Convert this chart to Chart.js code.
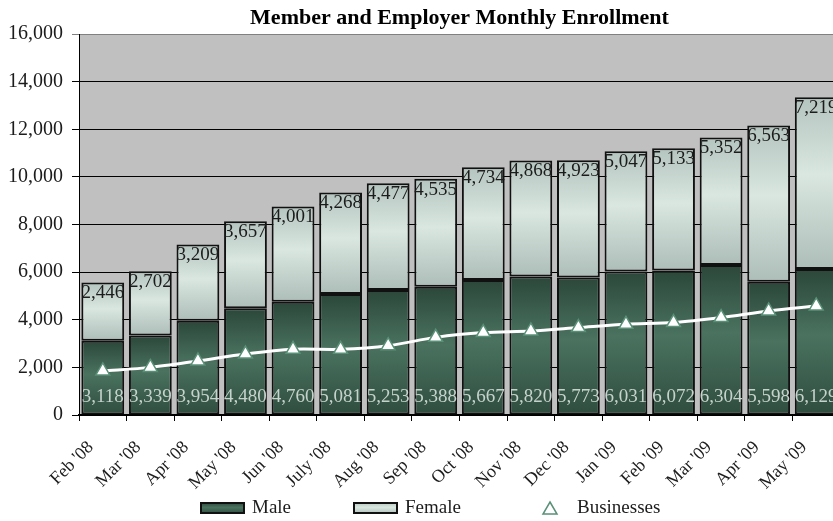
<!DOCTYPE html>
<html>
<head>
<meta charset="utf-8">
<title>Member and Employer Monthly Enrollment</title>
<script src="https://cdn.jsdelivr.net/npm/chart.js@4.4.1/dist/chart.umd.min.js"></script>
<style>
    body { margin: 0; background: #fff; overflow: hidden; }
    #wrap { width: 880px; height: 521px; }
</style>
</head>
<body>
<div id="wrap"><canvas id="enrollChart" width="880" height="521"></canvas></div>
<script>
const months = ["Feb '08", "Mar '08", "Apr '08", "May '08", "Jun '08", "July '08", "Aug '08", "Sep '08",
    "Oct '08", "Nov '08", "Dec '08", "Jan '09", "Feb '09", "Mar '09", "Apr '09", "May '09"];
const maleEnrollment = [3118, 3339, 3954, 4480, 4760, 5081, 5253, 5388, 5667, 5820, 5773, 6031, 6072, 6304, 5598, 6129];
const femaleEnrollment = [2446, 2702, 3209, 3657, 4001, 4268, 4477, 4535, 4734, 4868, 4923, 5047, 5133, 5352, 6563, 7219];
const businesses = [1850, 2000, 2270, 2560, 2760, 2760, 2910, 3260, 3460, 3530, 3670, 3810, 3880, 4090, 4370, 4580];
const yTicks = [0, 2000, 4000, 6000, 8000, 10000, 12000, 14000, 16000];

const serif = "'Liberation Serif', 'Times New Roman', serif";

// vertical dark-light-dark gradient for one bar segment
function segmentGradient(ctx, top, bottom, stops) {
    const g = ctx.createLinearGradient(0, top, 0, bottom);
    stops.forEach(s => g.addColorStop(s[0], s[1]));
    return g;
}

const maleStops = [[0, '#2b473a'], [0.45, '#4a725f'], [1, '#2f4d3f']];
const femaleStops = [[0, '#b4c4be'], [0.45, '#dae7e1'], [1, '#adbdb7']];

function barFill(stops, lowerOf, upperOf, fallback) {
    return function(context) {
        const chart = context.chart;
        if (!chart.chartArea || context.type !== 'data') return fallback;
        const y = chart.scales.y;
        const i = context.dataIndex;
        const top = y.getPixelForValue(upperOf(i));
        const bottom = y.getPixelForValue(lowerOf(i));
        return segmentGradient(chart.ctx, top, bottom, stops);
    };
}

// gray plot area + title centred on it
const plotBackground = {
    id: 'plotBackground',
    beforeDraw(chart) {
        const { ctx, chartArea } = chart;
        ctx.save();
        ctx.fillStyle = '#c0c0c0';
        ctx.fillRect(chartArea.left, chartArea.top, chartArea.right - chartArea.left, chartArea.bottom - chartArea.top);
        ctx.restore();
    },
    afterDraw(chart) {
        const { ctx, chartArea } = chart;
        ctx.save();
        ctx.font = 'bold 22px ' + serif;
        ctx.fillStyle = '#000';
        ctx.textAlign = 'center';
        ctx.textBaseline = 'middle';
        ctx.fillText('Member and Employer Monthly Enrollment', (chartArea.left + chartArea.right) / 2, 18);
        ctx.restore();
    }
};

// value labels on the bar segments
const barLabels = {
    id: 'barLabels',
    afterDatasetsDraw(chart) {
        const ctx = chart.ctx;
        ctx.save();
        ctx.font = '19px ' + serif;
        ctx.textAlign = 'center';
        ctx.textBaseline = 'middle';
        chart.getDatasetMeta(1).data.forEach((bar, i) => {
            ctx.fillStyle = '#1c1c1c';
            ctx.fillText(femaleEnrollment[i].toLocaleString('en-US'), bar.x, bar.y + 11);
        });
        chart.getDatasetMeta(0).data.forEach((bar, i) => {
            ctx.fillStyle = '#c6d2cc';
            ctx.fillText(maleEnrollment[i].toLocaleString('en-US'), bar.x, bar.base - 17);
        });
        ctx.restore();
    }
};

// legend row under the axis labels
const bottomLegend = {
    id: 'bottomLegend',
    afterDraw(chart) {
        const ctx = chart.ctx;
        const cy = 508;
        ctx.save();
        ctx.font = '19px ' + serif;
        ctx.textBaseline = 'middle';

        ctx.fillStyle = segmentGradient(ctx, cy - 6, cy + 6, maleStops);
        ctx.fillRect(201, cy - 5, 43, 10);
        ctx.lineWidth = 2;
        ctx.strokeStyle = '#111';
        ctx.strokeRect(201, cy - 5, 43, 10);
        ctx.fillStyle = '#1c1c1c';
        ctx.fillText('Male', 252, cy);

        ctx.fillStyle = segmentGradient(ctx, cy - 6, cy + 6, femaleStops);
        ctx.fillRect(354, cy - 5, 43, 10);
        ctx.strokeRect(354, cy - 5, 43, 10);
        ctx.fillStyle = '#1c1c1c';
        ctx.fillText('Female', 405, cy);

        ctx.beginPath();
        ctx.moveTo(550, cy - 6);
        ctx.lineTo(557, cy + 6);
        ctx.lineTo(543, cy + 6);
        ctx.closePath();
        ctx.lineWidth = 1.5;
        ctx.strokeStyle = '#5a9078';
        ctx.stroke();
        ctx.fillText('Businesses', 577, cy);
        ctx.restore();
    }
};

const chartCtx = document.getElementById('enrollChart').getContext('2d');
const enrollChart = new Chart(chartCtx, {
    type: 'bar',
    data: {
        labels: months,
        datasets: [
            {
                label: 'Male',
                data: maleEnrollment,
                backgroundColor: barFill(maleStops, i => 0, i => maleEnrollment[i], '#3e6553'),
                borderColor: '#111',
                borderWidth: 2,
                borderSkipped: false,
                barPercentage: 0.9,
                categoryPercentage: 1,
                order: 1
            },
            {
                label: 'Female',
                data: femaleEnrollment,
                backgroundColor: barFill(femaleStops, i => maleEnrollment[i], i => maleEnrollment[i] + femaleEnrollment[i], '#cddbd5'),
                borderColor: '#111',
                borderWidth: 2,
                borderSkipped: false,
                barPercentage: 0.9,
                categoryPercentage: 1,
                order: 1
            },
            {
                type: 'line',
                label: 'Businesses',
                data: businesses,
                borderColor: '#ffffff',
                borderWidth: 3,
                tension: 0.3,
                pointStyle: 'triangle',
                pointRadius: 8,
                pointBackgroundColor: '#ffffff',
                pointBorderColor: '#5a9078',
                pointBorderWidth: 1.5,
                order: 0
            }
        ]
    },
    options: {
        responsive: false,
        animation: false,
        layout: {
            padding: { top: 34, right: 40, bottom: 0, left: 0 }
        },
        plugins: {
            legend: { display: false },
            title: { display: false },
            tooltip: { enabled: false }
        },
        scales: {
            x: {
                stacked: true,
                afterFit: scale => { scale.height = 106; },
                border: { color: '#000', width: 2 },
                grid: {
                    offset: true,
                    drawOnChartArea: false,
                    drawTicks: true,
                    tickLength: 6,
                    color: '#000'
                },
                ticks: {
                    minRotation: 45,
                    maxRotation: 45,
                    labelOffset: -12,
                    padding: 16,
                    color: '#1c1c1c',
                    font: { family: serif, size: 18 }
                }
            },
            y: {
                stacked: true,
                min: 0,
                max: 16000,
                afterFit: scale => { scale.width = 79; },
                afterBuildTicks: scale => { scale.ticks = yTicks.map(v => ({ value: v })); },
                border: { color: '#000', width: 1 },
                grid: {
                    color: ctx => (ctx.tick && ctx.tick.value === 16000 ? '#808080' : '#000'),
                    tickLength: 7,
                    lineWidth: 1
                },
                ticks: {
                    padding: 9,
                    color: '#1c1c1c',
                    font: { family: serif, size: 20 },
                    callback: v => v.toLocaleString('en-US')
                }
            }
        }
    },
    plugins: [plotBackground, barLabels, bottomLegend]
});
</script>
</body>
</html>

Brief:
Send back the data above word for word, with the pictures left out.

Output:
Convert this chart to Chart.js code.
<!DOCTYPE html>
<html>
<head>
<meta charset="utf-8">
<title>Member and Employer Monthly Enrollment</title>
<script src="https://cdn.jsdelivr.net/npm/chart.js@4.4.1/dist/chart.umd.min.js"></script>
<style>
    body { margin: 0; background: #fff; overflow: hidden; }
    #wrap { width: 880px; height: 521px; }
</style>
</head>
<body>
<div id="wrap"><canvas id="enrollChart" width="880" height="521"></canvas></div>
<script>
const months = ["Feb '08", "Mar '08", "Apr '08", "May '08", "Jun '08", "July '08", "Aug '08", "Sep '08",
    "Oct '08", "Nov '08", "Dec '08", "Jan '09", "Feb '09", "Mar '09", "Apr '09", "May '09"];
const maleEnrollment = [3118, 3339, 3954, 4480, 4760, 5081, 5253, 5388, 5667, 5820, 5773, 6031, 6072, 6304, 5598, 6129];
const femaleEnrollment = [2446, 2702, 3209, 3657, 4001, 4268, 4477, 4535, 4734, 4868, 4923, 5047, 5133, 5352, 6563, 7219];
const businesses = [1850, 2000, 2270, 2560, 2760, 2760, 2910, 3260, 3460, 3530, 3670, 3810, 3880, 4090, 4370, 4580];
const yTicks = [0, 2000, 4000, 6000, 8000, 10000, 12000, 14000, 16000];

const serif = "'Liberation Serif', 'Times New Roman', serif";

// vertical dark-light-dark gradient for one bar segment
function segmentGradient(ctx, top, bottom, stops) {
    const g = ctx.createLinearGradient(0, top, 0, bottom);
    stops.forEach(s => g.addColorStop(s[0], s[1]));
    return g;
}

const maleStops = [[0, '#2b473a'], [0.45, '#4a725f'], [1, '#2f4d3f']];
const femaleStops = [[0, '#b4c4be'], [0.45, '#dae7e1'], [1, '#adbdb7']];

function barFill(stops, lowerOf, upperOf, fallback) {
    return function(context) {
        const chart = context.chart;
        if (!chart.chartArea || context.type !== 'data') return fallback;
        const y = chart.scales.y;
        const i = context.dataIndex;
        const top = y.getPixelForValue(upperOf(i));
        const bottom = y.getPixelForValue(lowerOf(i));
        return segmentGradient(chart.ctx, top, bottom, stops);
    };
}

// gray plot area + title centred on it
const plotBackground = {
    id: 'plotBackground',
    beforeDraw(chart) {
        const { ctx, chartArea } = chart;
        ctx.save();
        ctx.fillStyle = '#c0c0c0';
        ctx.fillRect(chartArea.left, chartArea.top, chartArea.right - chartArea.left, chartArea.bottom - chartArea.top);
        ctx.restore();
    },
    afterDraw(chart) {
        const { ctx, chartArea } = chart;
        ctx.save();
        ctx.font = 'bold 22px ' + serif;
        ctx.fillStyle = '#000';
        ctx.textAlign = 'center';
        ctx.textBaseline = 'middle';
        ctx.fillText('Member and Employer Monthly Enrollment', (chartArea.left + chartArea.right) / 2, 18);
        ctx.restore();
    }
};

// value labels on the bar segments
const barLabels = {
    id: 'barLabels',
    afterDatasetsDraw(chart) {
        const ctx = chart.ctx;
        ctx.save();
        ctx.font = '19px ' + serif;
        ctx.textAlign = 'center';
        ctx.textBaseline = 'middle';
        chart.getDatasetMeta(1).data.forEach((bar, i) => {
            ctx.fillStyle = '#1c1c1c';
            ctx.fillText(femaleEnrollment[i].toLocaleString('en-US'), bar.x, bar.y + 11);
        });
        chart.getDatasetMeta(0).data.forEach((bar, i) => {
            ctx.fillStyle = '#c6d2cc';
            ctx.fillText(maleEnrollment[i].toLocaleString('en-US'), bar.x, bar.base - 17);
        });
        ctx.restore();
    }
};

// legend row under the axis labels
const bottomLegend = {
    id: 'bottomLegend',
    afterDraw(chart) {
        const ctx = chart.ctx;
        const cy = 508;
        ctx.save();
        ctx.font = '19px ' + serif;
        ctx.textBaseline = 'middle';

        ctx.fillStyle = segmentGradient(ctx, cy - 6, cy + 6, maleStops);
        ctx.fillRect(201, cy - 5, 43, 10);
        ctx.lineWidth = 2;
        ctx.strokeStyle = '#111';
        ctx.strokeRect(201, cy - 5, 43, 10);
        ctx.fillStyle = '#1c1c1c';
        ctx.fillText('Male', 252, cy);

        ctx.fillStyle = segmentGradient(ctx, cy - 6, cy + 6, femaleStops);
        ctx.fillRect(354, cy - 5, 43, 10);
        ctx.strokeRect(354, cy - 5, 43, 10);
        ctx.fillStyle = '#1c1c1c';
        ctx.fillText('Female', 405, cy);

        ctx.beginPath();
        ctx.moveTo(550, cy - 6);
        ctx.lineTo(557, cy + 6);
        ctx.lineTo(543, cy + 6);
        ctx.closePath();
        ctx.lineWidth = 1.5;
        ctx.strokeStyle = '#5a9078';
        ctx.stroke();
        ctx.fillText('Businesses', 577, cy);
        ctx.restore();
    }
};

const chartCtx = document.getElementById('enrollChart').getContext('2d');
const enrollChart = new Chart(chartCtx, {
    type: 'bar',
    data: {
        labels: months,
        datasets: [
            {
                label: 'Male',
                data: maleEnrollment,
                backgroundColor: barFill(maleStops, i => 0, i => maleEnrollment[i], '#3e6553'),
                borderColor: '#111',
                borderWidth: 2,
                borderSkipped: false,
                barPercentage: 0.9,
                categoryPercentage: 1,
                order: 1
            },
            {
                label: 'Female',
                data: femaleEnrollment,
                backgroundColor: barFill(femaleStops, i => maleEnrollment[i], i => maleEnrollment[i] + femaleEnrollment[i], '#cddbd5'),
                borderColor: '#111',
                borderWidth: 2,
                borderSkipped: false,
                barPercentage: 0.9,
                categoryPercentage: 1,
                order: 1
            },
            {
                type: 'line',
                label: 'Businesses',
                data: businesses,
                borderColor: '#ffffff',
                borderWidth: 3,
                tension: 0.3,
                pointStyle: 'triangle',
                pointRadius: 8,
                pointBackgroundColor: '#ffffff',
                pointBorderColor: '#5a9078',
                pointBorderWidth: 1.5,
                order: 0
            }
        ]
    },
    options: {
        responsive: false,
        animation: false,
        layout: {
            padding: { top: 34, right: 40, bottom: 0, left: 0 }
        },
        plugins: {
            legend: { display: false },
            title: { display: false },
            tooltip: { enabled: false }
        },
        scales: {
            x: {
                stacked: true,
                afterFit: scale => { scale.height = 106; },
                border: { color: '#000', width: 2 },
                grid: {
                    offset: true,
                    drawOnChartArea: false,
                    drawTicks: true,
                    tickLength: 6,
                    color: '#000'
                },
                ticks: {
                    minRotation: 45,
                    maxRotation: 45,
                    labelOffset: -12,
                    padding: 16,
                    color: '#1c1c1c',
                    font: { family: serif, size: 18 }
                }
            },
            y: {
                stacked: true,
                min: 0,
                max: 16000,
                afterFit: scale => { scale.width = 79; },
                afterBuildTicks: scale => { scale.ticks = yTicks.map(v => ({ value: v })); },
                border: { color: '#000', width: 1 },
                grid: {
                    color: ctx => (ctx.tick && ctx.tick.value === 16000 ? '#808080' : '#000'),
                    tickLength: 7,
                    lineWidth: 1
                },
                ticks: {
                    padding: 9,
                    color: '#1c1c1c',
                    font: { family: serif, size: 20 },
                    callback: v => v.toLocaleString('en-US')
                }
            }
        }
    },
    plugins: [plotBackground, barLabels, bottomLegend]
});
</script>
</body>
</html>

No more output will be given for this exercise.